§ Task brief
Repeat, exactly and in full, the lines of the listing below, but without any pictures.

§ Material provided
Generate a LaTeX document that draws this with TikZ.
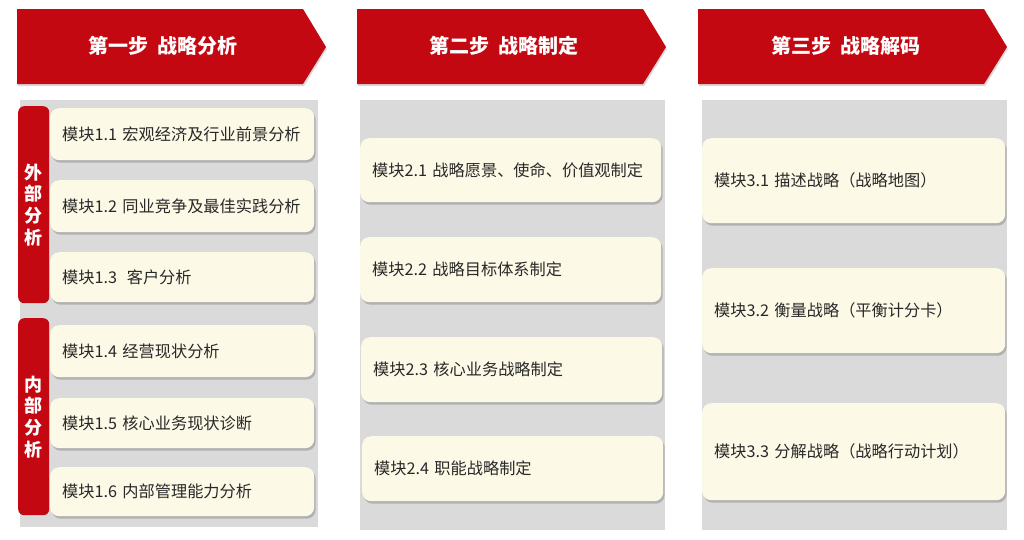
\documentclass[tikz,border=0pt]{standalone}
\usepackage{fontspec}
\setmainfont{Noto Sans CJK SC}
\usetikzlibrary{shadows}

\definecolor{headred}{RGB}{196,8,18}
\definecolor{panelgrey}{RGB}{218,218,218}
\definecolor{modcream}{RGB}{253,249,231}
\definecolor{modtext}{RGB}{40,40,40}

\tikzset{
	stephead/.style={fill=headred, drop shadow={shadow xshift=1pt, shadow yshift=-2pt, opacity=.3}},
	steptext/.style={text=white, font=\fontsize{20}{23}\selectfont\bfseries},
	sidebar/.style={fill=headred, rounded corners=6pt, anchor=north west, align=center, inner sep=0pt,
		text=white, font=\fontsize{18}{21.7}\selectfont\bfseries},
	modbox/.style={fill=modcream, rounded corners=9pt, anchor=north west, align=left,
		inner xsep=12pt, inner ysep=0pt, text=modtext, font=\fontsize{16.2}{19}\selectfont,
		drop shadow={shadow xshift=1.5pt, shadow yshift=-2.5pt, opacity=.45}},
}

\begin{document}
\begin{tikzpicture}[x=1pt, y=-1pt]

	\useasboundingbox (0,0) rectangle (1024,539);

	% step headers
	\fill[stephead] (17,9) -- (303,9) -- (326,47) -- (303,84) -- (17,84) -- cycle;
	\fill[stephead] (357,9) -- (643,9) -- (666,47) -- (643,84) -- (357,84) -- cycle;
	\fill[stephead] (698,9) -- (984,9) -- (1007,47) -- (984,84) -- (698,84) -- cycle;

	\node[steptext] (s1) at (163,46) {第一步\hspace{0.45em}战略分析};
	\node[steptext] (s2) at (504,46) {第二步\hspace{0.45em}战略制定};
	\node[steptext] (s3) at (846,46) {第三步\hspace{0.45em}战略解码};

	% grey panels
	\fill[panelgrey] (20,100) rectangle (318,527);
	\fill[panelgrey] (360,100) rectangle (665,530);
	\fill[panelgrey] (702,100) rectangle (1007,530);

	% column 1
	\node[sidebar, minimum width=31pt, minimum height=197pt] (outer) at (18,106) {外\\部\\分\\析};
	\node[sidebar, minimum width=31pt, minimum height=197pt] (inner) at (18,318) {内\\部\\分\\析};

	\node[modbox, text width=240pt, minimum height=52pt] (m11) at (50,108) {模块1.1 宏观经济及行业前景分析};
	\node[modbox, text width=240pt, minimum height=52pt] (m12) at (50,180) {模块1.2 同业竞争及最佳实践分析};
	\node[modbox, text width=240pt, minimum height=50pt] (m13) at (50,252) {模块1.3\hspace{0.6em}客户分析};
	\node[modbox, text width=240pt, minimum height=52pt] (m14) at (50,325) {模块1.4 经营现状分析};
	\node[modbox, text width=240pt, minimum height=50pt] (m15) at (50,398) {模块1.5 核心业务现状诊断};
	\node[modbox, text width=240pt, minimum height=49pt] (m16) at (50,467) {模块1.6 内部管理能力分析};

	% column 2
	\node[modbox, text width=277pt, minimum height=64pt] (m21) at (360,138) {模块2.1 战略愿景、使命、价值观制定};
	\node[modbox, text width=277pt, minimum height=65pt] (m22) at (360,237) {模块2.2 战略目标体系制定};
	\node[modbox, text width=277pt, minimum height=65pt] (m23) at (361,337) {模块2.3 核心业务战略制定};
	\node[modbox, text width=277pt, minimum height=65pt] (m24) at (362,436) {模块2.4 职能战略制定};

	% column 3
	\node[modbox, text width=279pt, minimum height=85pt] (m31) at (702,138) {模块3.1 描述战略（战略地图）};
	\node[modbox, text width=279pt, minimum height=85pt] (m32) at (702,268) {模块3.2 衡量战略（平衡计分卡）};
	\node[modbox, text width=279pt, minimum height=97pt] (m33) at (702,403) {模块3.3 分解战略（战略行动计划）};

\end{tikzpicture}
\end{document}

§ Output
Generate a LaTeX document that draws this with TikZ.
\documentclass[tikz,border=0pt]{standalone}
\usepackage{fontspec}
\setmainfont{Noto Sans CJK SC}
\usetikzlibrary{shadows}

\definecolor{headred}{RGB}{196,8,18}
\definecolor{panelgrey}{RGB}{218,218,218}
\definecolor{modcream}{RGB}{253,249,231}
\definecolor{modtext}{RGB}{40,40,40}

\tikzset{
	stephead/.style={fill=headred, drop shadow={shadow xshift=1pt, shadow yshift=-2pt, opacity=.3}},
	steptext/.style={text=white, font=\fontsize{20}{23}\selectfont\bfseries},
	sidebar/.style={fill=headred, rounded corners=6pt, anchor=north west, align=center, inner sep=0pt,
		text=white, font=\fontsize{18}{21.7}\selectfont\bfseries},
	modbox/.style={fill=modcream, rounded corners=9pt, anchor=north west, align=left,
		inner xsep=12pt, inner ysep=0pt, text=modtext, font=\fontsize{16.2}{19}\selectfont,
		drop shadow={shadow xshift=1.5pt, shadow yshift=-2.5pt, opacity=.45}},
}

\begin{document}
\begin{tikzpicture}[x=1pt, y=-1pt]

	\useasboundingbox (0,0) rectangle (1024,539);

	% step headers
	\fill[stephead] (17,9) -- (303,9) -- (326,47) -- (303,84) -- (17,84) -- cycle;
	\fill[stephead] (357,9) -- (643,9) -- (666,47) -- (643,84) -- (357,84) -- cycle;
	\fill[stephead] (698,9) -- (984,9) -- (1007,47) -- (984,84) -- (698,84) -- cycle;

	\node[steptext] (s1) at (163,46) {第一步\hspace{0.45em}战略分析};
	\node[steptext] (s2) at (504,46) {第二步\hspace{0.45em}战略制定};
	\node[steptext] (s3) at (846,46) {第三步\hspace{0.45em}战略解码};

	% grey panels
	\fill[panelgrey] (20,100) rectangle (318,527);
	\fill[panelgrey] (360,100) rectangle (665,530);
	\fill[panelgrey] (702,100) rectangle (1007,530);

	% column 1
	\node[sidebar, minimum width=31pt, minimum height=197pt] (outer) at (18,106) {外\\部\\分\\析};
	\node[sidebar, minimum width=31pt, minimum height=197pt] (inner) at (18,318) {内\\部\\分\\析};

	\node[modbox, text width=240pt, minimum height=52pt] (m11) at (50,108) {模块1.1 宏观经济及行业前景分析};
	\node[modbox, text width=240pt, minimum height=52pt] (m12) at (50,180) {模块1.2 同业竞争及最佳实践分析};
	\node[modbox, text width=240pt, minimum height=50pt] (m13) at (50,252) {模块1.3\hspace{0.6em}客户分析};
	\node[modbox, text width=240pt, minimum height=52pt] (m14) at (50,325) {模块1.4 经营现状分析};
	\node[modbox, text width=240pt, minimum height=50pt] (m15) at (50,398) {模块1.5 核心业务现状诊断};
	\node[modbox, text width=240pt, minimum height=49pt] (m16) at (50,467) {模块1.6 内部管理能力分析};

	% column 2
	\node[modbox, text width=277pt, minimum height=64pt] (m21) at (360,138) {模块2.1 战略愿景、使命、价值观制定};
	\node[modbox, text width=277pt, minimum height=65pt] (m22) at (360,237) {模块2.2 战略目标体系制定};
	\node[modbox, text width=277pt, minimum height=65pt] (m23) at (361,337) {模块2.3 核心业务战略制定};
	\node[modbox, text width=277pt, minimum height=65pt] (m24) at (362,436) {模块2.4 职能战略制定};

	% column 3
	\node[modbox, text width=279pt, minimum height=85pt] (m31) at (702,138) {模块3.1 描述战略（战略地图）};
	\node[modbox, text width=279pt, minimum height=85pt] (m32) at (702,268) {模块3.2 衡量战略（平衡计分卡）};
	\node[modbox, text width=279pt, minimum height=97pt] (m33) at (702,403) {模块3.3 分解战略（战略行动计划）};

\end{tikzpicture}
\end{document}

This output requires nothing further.